You know what I’m talking about. Our huge screen tvs, massive furniture, our gazillion tchotchkis and gadgets we’ve accumulated over time that we just can’t seem to let go. Funnily enough, all of these things have something to do with the fear of death. Perhaps our material things aren’t related to physical death, but they are related to a conceptual social death. We compare our lives to others and covet what others have and it becomes an endless competition to accumulate the best things in comparison to others. Now, understand, I’m not saying all of us do this, but a majority do if not on a subconscious level. Which model phone do you have? What neighborhood do you live in? What school do your kids go to? What type of car do you drive? Where did you go to vacation this year? How are your kids doing in school? What do you do for work? ad nauseam. All of these questions are in competition with others to prove social worth…social life. The fear of not keeping up is the fear of social death.
But what if we freed ourselves from all of that? What if our actions weren’t governed by the fear of physical or conceptual death? What kind of world would that be like?
Here’s a thought experiment to think about:
If you lived in a society that had a self-imposed life cap of 55 or 60 years, how would you live your life knowing your exact expiration date?
And, no, you can’t cheat on this experiment by saying you would leave that society or say you refuse to participate. This is a thought experiment, so you must put yourself into a different mindset from your existing reality.
I won’t expand on all the criteria on how this hypothetical society would arrive at this rule or how they would govern it, but I will tell you my story. When I was 15 years old I decided that in order to challenge myself to be the best that I can be I would need to limit any potential thoughts of living forever and put a life cap on myself. I arrived at the age of 55 as an endpoint for myself. I’m not going to say that I have perfected my life or even lived an inexorable life. However, I can say definitively that I have lived a fearless life. I have, quite literally, faced death more times than I can count on my fingers. I have nearly died from anaphylactic shock due to a nut allergy, I have nearly died from electrocution when I put a pair of tweezers in an electrical outlet, I have nearly died when I had a chopstick stabbed deep into my throat, I have nearly died when I tumbled down a rocky hill after crashing from a high speed tricycle ride down a hill, I have nearly died from a skateboarding accident when I hit a rock and landed beneath a rolling truck with my head under its front wheel, I have nearly died surfing big waves and almost drowned, I have nearly died from being shot at about a dozen or so times when I fell in with the wrong crowd as a kid, I have nearly died when my friend crashed his car on the side of Highway 17 and almost took us off the mountain side, I have nearly died when a propane tanker nearly crashed into us after stopping on the side of Highway 17, I have died many small deaths as I have reinvented myself over the years against the advice of those around me. I haven’t allowed any fear to get in the way of my pursuits and passions even if they may lead to an early death. If I physically died today, then so be it. If I die a social death and become, in a fashion, excommunicated from my social circles, so be it. I will always find a way to push forward despite all obstacles that society wishes to impinge on me. I only know what I wish to do and that is to live so free that my very existence is an act of rebellion. I can thank the french philosopher Albert Camus for that. His immortal words:
“In order to live in an unfree world, you must live so absolutely free that your very existence is an act of rebellion.”
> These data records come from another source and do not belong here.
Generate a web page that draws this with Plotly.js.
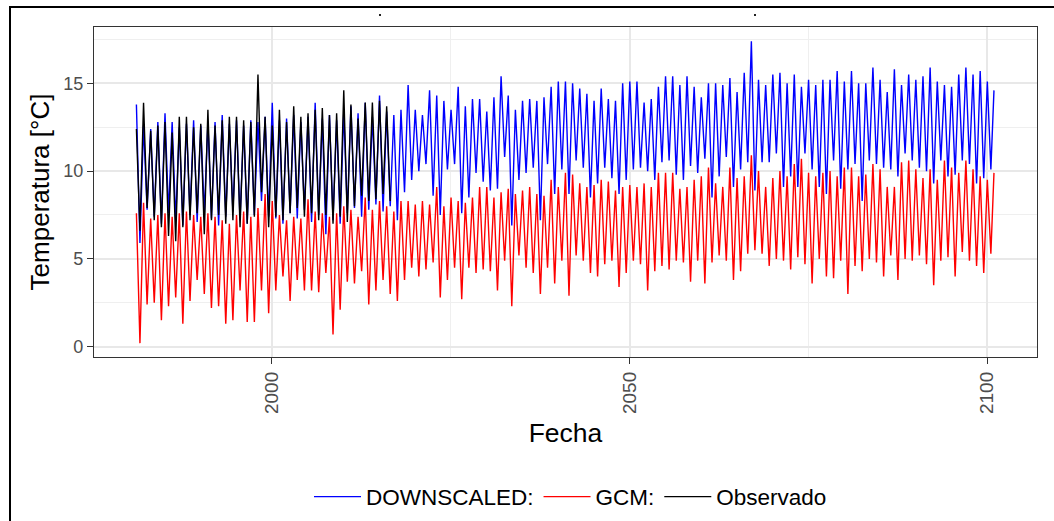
<!DOCTYPE html>
<html>
<head>
<meta charset="utf-8">
<script src="https://cdn.plot.ly/plotly-3.0.1.min.js"></script>
<style>
  html, body { margin: 0; padding: 0; background: #ffffff; }
  #chart { width: 1054px; height: 521px; }
</style>
</head>
<body>
<div id="chart"></div>
<script>
// Years covered by the projections (one summer peak and one winter trough read per year)
const years = [];
for (let y = 1981; y <= 2100; y++) years.push(y);
const obsYears = years.filter(y => y <= 2016);

// DOWNSCALED: yearly peak (around January) and trough (around July), °C
const downscaledPeak = [
  13.8, 12.6, 12.4, 12.8, 13.3, 12.8, 12.5, 12.7, 12.9, 12.6,
  12.8, 12.8, 13.2, 12.7, 12.9, 12.6, 12.9, 12.8, 13.1, 13.9,
  12.9, 13.0, 13.2, 12.8, 13.1, 13.9, 13.0, 13.2, 12.9, 13.4,
  13.7, 13.3, 13.9, 13.1, 14.3, 13.4, 13.2, 13.5, 14.9, 13.5,
  13.2, 14.6, 14.3, 14.0, 13.5, 14.8, 13.7, 14.1, 14.1, 13.4,
  14.2, 15.4, 14.3, 13.5, 14.0, 14.1, 14.0, 14.2, 14.8, 15.1,
  15.1, 15.0, 14.7, 14.4, 14.0, 14.7, 14.1, 14.0, 15.0, 15.1,
  15.1, 13.9, 14.1, 14.8, 15.4, 15.4, 14.9, 15.4, 14.8, 14.2,
  15.0, 15.0, 14.9, 15.3, 14.5, 15.6, 17.4, 15.2, 14.9, 15.5,
  15.6, 15.0, 15.5, 14.8, 15.2, 14.9, 15.2, 15.2, 15.7, 15.1,
  15.7, 15.0, 15.0, 15.9, 15.2, 14.5, 15.8, 14.9, 15.5, 15.2,
  15.4, 15.9, 15.1, 14.9, 14.8, 15.5, 15.9, 15.5, 15.7, 15.1
];
const downscaledTrough = [
  5.9, 7.8, 7.4, 7.0, 7.6, 7.2, 6.9, 7.5, 7.1, 7.6,
  7.3, 6.9, 7.4, 7.7, 7.2, 7.0, 7.5, 8.3, 7.4, 7.3,
  7.0, 7.6, 7.3, 7.8, 7.1, 7.5, 6.4, 7.2, 7.0, 7.6,
  7.9, 7.4, 7.8, 8.1, 7.7, 8.0, 7.2, 8.8, 9.5, 10.0,
  10.4, 8.6, 7.5, 10.1, 10.4, 7.6, 8.5, 9.9, 9.4, 8.9,
  9.0, 10.8, 6.9, 9.5, 9.9, 10.2, 7.2, 10.4, 8.7, 10.1,
  8.7, 10.6, 10.2, 8.5, 9.3, 10.2, 9.6, 8.7, 9.5, 10.1,
  10.2, 10.0, 9.5, 10.5, 10.6, 9.8, 9.5, 10.3, 9.9, 10.7,
  8.5, 9.7, 10.8, 9.1, 10.1, 10.5, 8.9, 10.5, 10.5, 11.0,
  9.1, 9.7, 9.1, 11.0, 10.1, 9.1, 8.7, 10.6, 9.0, 10.1,
  10.4, 8.3, 10.6, 10.4, 10.2, 10.1, 9.7, 11.0, 10.6, 10.2,
  10.0, 9.3, 10.6, 9.7, 9.8, 10.6, 10.4, 9.3, 9.6, 10.1
];

// GCM: yearly peak and trough, °C
const gcmPeak = [
  7.6, 8.2, 7.3, 7.5, 7.6, 7.4, 7.6, 7.7, 7.5, 7.4,
  7.6, 7.4, 7.2, 7.0, 7.5, 7.7, 7.4, 7.9, 8.7, 8.3,
  7.5, 7.2, 7.4, 7.3, 8.4, 7.7, 7.6, 7.4, 7.6, 8.0,
  7.8, 7.4, 8.5, 7.8, 8.3, 8.0, 7.7, 8.3, 8.3, 8.1,
  8.3, 8.1, 9.1, 8.0, 8.5, 8.3, 8.2, 8.5, 9.1, 9.1,
  8.5, 8.8, 9.0, 8.7, 8.9, 9.1, 8.7, 8.6, 9.5, 9.1,
  9.9, 9.8, 9.3, 9.1, 9.2, 9.5, 9.4, 8.9, 9.1, 9.2,
  9.1, 9.3, 9.1, 9.9, 9.9, 9.9, 9.0, 9.1, 9.5, 9.7,
  10.2, 9.3, 9.1, 10.2, 9.6, 9.7, 10.9, 10.0, 9.1, 9.6,
  10.0, 9.7, 10.4, 10.7, 9.9, 9.7, 9.9, 10.0, 9.7, 10.2,
  10.2, 9.7, 9.8, 10.4, 10.1, 9.1, 9.1, 10.5, 10.6, 10.1,
  9.6, 10.1, 9.5, 10.6, 10.2, 9.9, 10.6, 10.1, 9.7, 9.5
];
const gcmTrough = [
  0.2, 2.4, 2.5, 1.5, 2.3, 2.8, 1.3, 2.6, 3.8, 3.0,
  2.2, 2.3, 1.3, 1.5, 3.2, 1.4, 1.4, 3.2, 1.9, 3.2,
  4.0, 2.6, 3.8, 3.2, 3.2, 3.1, 4.2, 0.7, 2.1, 3.7,
  3.6, 4.3, 2.4, 3.2, 3.8, 3.0, 2.6, 3.8, 4.5, 4.0,
  4.4, 4.8, 2.8, 3.8, 4.5, 2.7, 4.5, 4.2, 4.4, 4.3,
  3.2, 4.9, 2.3, 5.2, 4.5, 4.2, 3.0, 4.5, 3.6, 4.9,
  2.9, 5.2, 4.9, 4.2, 4.0, 4.7, 4.9, 3.4, 4.2, 4.9,
  4.7, 3.2, 4.3, 4.6, 4.4, 4.9, 4.8, 3.7, 4.9, 3.6,
  4.8, 5.2, 4.9, 3.8, 4.3, 5.3, 5.5, 5.3, 4.6, 5.0,
  4.9, 4.4, 5.1, 4.7, 3.6, 5.0, 4.0, 3.9, 4.9, 3.0,
  4.6, 4.3, 5.0, 4.8, 4.0, 5.2, 3.8, 5.0, 4.9, 5.2,
  4.7, 3.5, 4.9, 5.1, 4.0, 5.4, 4.9, 4.6, 4.2, 5.3
];

// Observado: yearly peak and trough, 1981-2016, °C
const obsPeak = [
  12.4, 13.9, 12.3, 12.6, 12.8, 12.2, 13.1, 13.1, 12.5, 12.7,
  13.5, 12.6, 12.9, 13.1, 13.1, 12.9, 12.8, 15.5, 13.1, 12.6,
  13.5, 12.8, 13.7, 13.1, 13.3, 13.5, 13.6, 13.2, 13.3, 14.6,
  13.8, 13.0, 13.9, 13.9, 14.0, 13.7
];
const obsTrough = [
  6.6, 7.9, 7.2, 6.8, 6.3, 6.0, 6.8, 7.2, 7.6, 6.4,
  7.2, 7.5, 7.0, 7.2, 6.8, 7.0, 7.4, 8.8, 6.8, 7.4,
  7.2, 7.6, 7.9, 7.4, 7.6, 7.2, 7.5, 7.0, 7.4, 7.1,
  8.0, 8.6, 8.3, 8.4, 8.7, 8.3
];

// Last month of the projections (December 2100)
const endDate = '2100-12-20';
const downscaledEnd = 14.6;
const gcmEnd = 9.9;

const seriesNames = ['DOWNSCALED:', 'GCM:', 'Observado'];
const seriesColors = ['#0000FF', '#FF0000', '#000000'];

function buildSeries(yrs, peaks, troughs, lastDate, lastVal) {
  const x = [], y = [];
  yrs.forEach((yr, i) => {
    x.push(yr + '-01-15'); y.push(peaks[i]);
    x.push(yr + '-07-15'); y.push(troughs[i]);
  });
  if (lastDate !== undefined) { x.push(lastDate); y.push(lastVal); }
  return {x, y};
}

const ds = buildSeries(years, downscaledPeak, downscaledTrough, endDate, downscaledEnd);
const gcm = buildSeries(years, gcmPeak, gcmTrough, endDate, gcmEnd);
const obs = buildSeries(obsYears, obsPeak, obsTrough);

const traces = [ds, gcm, obs].map((s, i) => ({
  type: 'scatter', mode: 'lines',
  x: s.x, y: s.y, name: seriesNames[i],
  line: {color: seriesColors[i], width: 1.4},
  hoverinfo: 'x+y+name'
}));

const W = 1054, H = 521;
const L = 94, R = 17, T = 27, B = 164;
const pw = W - L - R, ph = H - T - B;
const px = v => (v - L) / pw;
const py = v => (H - B - v) / ph;

const font = 'Liberation Sans, Arial, sans-serif';

const layout = {
  width: W, height: H,
  margin: {l: L, r: R, t: T, b: B, pad: 0, autoexpand: false},
  paper_bgcolor: '#ffffff', plot_bgcolor: '#ffffff',
  font: {family: font, color: '#000000'},
  showlegend: true,
  legend: {
    orientation: 'h', xref: 'container', yref: 'container',
    x: 309 / W, xanchor: 'left', y: (H - 497) / H, yanchor: 'middle',
    font: {family: font, size: 22.5, color: '#000000'},
    itemwidth: 47, bgcolor: 'rgba(0,0,0,0)', traceorder: 'normal'
  },
  xaxis: {
    type: 'date', automargin: false,
    range: ['1975-02-10', '2106-12-27'],
    tickmode: 'array',
    tickvals: ['2000-01-01', '2050-01-01', '2100-01-01'],
    ticktext: ['2000', '2050', '2100'],
    tickangle: -90,
    ticks: 'outside', ticklen: 6, tickwidth: 1.2, tickcolor: '#333333',
    tickfont: {family: font, size: 19, color: '#4d4d4d'},
    showgrid: true, gridcolor: '#e8e8e8', gridwidth: 1.6,
    minor: {tickmode: 'array', tickvals: ['2025-01-01', '2075-01-01'], showgrid: true, gridcolor: '#efefef', gridwidth: 0.9, ticks: ''},
    showline: true, mirror: true, linecolor: '#333333', linewidth: 1.3,
    zeroline: false,
    title: {text: 'Fecha', font: {family: font, size: 26.5, color: '#000000'}, standoff: 10}
  },
  yaxis: {
    automargin: false,
    range: [-0.59, 18.21],
    tickmode: 'array', tickvals: [0, 5, 10, 15], ticktext: ['0', '5', '10', '15'],
    ticks: 'outside', ticklen: 6, tickwidth: 1.2, tickcolor: '#333333',
    tickfont: {family: font, size: 18, color: '#4d4d4d'},
    showgrid: true, gridcolor: '#e8e8e8', gridwidth: 1.6,
    minor: {tickmode: 'array', tickvals: [2.5, 7.5, 12.5, 17.5], showgrid: true, gridcolor: '#efefef', gridwidth: 0.9, ticks: ''},
    showline: true, mirror: true, linecolor: '#333333', linewidth: 1.3,
    zeroline: false,
    title: {text: 'Temperatura [°C]', font: {family: font, size: 26, color: '#000000'}, standoff: 6}
  },
  shapes: [
    {type: 'line', xref: 'paper', yref: 'paper', x0: px(10), x1: px(10), y0: py(6), y1: py(530), line: {color: '#000000', width: 2}},
    {type: 'line', xref: 'paper', yref: 'paper', x0: px(9), x1: px(1060), y0: py(7), y1: py(7), line: {color: '#000000', width: 2}},
    {type: 'rect', xref: 'paper', yref: 'paper', x0: px(379), x1: px(381), y0: py(14), y1: py(16), fillcolor: '#222222', line: {width: 0}},
    {type: 'rect', xref: 'paper', yref: 'paper', x0: px(754), x1: px(756), y0: py(14), y1: py(16), fillcolor: '#222222', line: {width: 0}}
  ]
};

Plotly.newPlot('chart', traces, layout, {displayModeBar: false, responsive: false});
</script>
</body>
</html>
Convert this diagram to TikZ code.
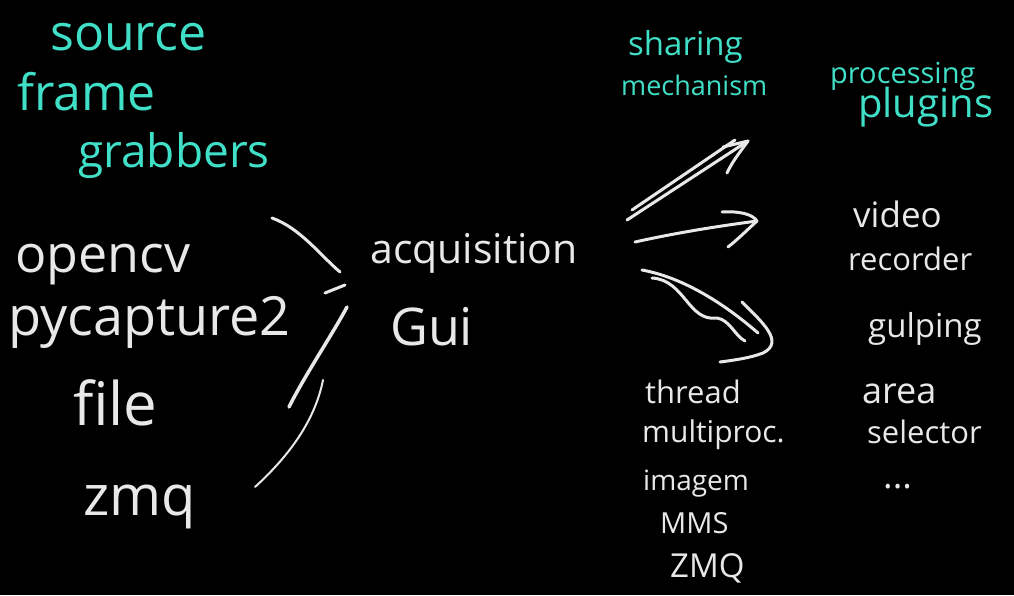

Those words, among numerous others by great minds, have continuously helped to shape and define me. When I think upon those words one of the conclusions I must arrive at is to waylay my fear of all death. The truth is, we can die at any moment and we don’t know what lays beyond physical death. I don’t care what any near-death experiencers say or religious concepts there are. I don’t even care what scientists may or may not prove. What I do know is that death may be the grandest adventure, yet. Or, perhaps it really is just a switch that kills the light. Either way, I will live without the fear of the unknown end and meet it when I meet it. That is liberation. Being comfortable knowing that you cannot know all of the unknowable. Being comfortable with the answers that you seek are the very questions themselves. Being comfortable living a life free from fear.
So, I invite you to perform this thought experiment on yourself and see what you find deep inside of you. You may be surprised at what you may be willing to do to break the bonds of your fear of death.
I leave you with some other immortal words written on the tombstone of Nikos Kazantzakis:
“I hope for nothing. I fear nothing. I am free.”
– Liberated Rabbit
P.S. For those who wonder if I truly will end my life at the age of 55. I can only say: We shall see.